Pytanie, czy - teoretycznie - mam prawo rozsyłać cudze zdjęcia bez zgody
sfotografowanej osoby. Oczywiście, w życiu codziennym nikt sobie takimi
pierdołami głowy nie zawraca. Sam nieraz robię fotki na imprezach i potem
je wszystkim uczestnikom rozsyłam bez skrupułów. Ale już w kronice
dostępnej na witrynie naszej organizacji nie odważyłbym się umieści fotki
przedstawiającej osobę bez co najmniej ustnej jej zgody.
-
18. Data: 2009-10-13 16:50:23
Temat: Re: prawo autorskie?
Od: WAM <n...@n...nopl.pl>
On Sun, 11 Oct 2009 15:49:37 +0200, Andrzej Adam Filip <a...@x...wp.pl>
wrote:
>Większość formatów plików ze "zdjęciami" zawiera "komentarze/dodatkowe
>informacje" a większość "lamerów" by ich nie usunęła.
A windowsowy paint likwiduje je na dzien dobry ;)
WAM
--
Ostatnie miejsca na Sylwestra 2009!
http://www.nadmorze.pl/sylwester-nad-morzem - Może nad morze?
-
19. Data: 2009-10-13 23:38:54
Temat: Re: prawo autorskie?
Od: Marcin Debowski <a...@I...ml1.net>
On 2009-10-13, Robert Tomasik <r...@g...pl> wrote:
> Użytkownik "Marcin Debowski" <a...@I...ml1.net> napisał w
>> Nie trzeba usuwać podpisu aby spełnić przesłanki karalności.
> Oczywiście masz rację. Z tym, że z początkowych przepisów Prawa Autorskiego
> wynika, że autor sam może podjąć decyzję, by rozpowszechniano utwór
> anonimowo. Tak więc jeśli go w takim stanie rozpowszechnia, to zasadniczo
> można przyjąć to jako domniemaną wolę i podpisu tego nie umieszczać.

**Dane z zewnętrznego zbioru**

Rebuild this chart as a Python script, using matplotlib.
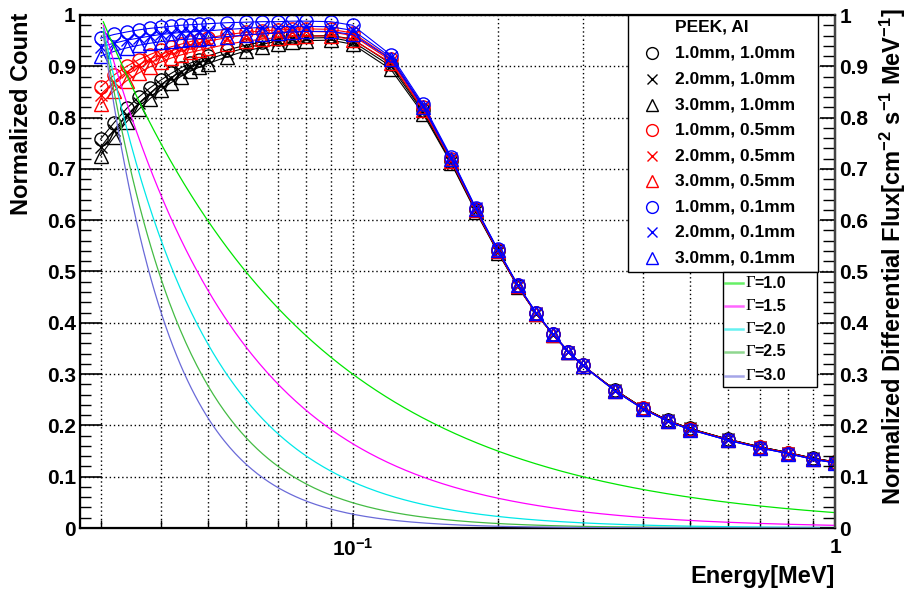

> natomiast jeśli puści w obieg z podpisem, to w wypadku jego usunięcia już
> żadnej wątpliwości być nie może.
Podpis umieszczony na zdjęciu to prawde mówiąc lekka wiocha i
rozumiałbym niechęć autora do szpecenia zdjęcia czymś takim. Co do
konkretnego przypadku, to jak widać nie było to intencją autorki a
prawdę mówiąc nie wiem, czy wolno przyjąć takie domniemanie (zezwolenie
na brak podpisu).
> Pytanie, czy - teoretycznie - mam prawo rozsyłać cudze zdjęcia bez zgody
> sfotografowanej osoby. Oczywiście, w życiu codziennym nikt sobie takimi
> pierdołami głowy nie zawraca. Sam nieraz robię fotki na imprezach i potem
> je wszystkim uczestnikom rozsyłam bez skrupułów. Ale już w kronice
> dostępnej na witrynie naszej organizacji nie odważyłbym się umieści fotki
> przedstawiającej osobę bez co najmniej ustnej jej zgody.
No ona rozesłała paru znajomym - moim zdaniem jak najbardziej wolno.
Można się pozastanawiać jak traktować rzesłanie 500 znajomym
(rzeczywistym znajomym). Umieszczenie na publicznie dostępnej witrynie
byłoby juz bezdyskusynie rozpowszechnianiem.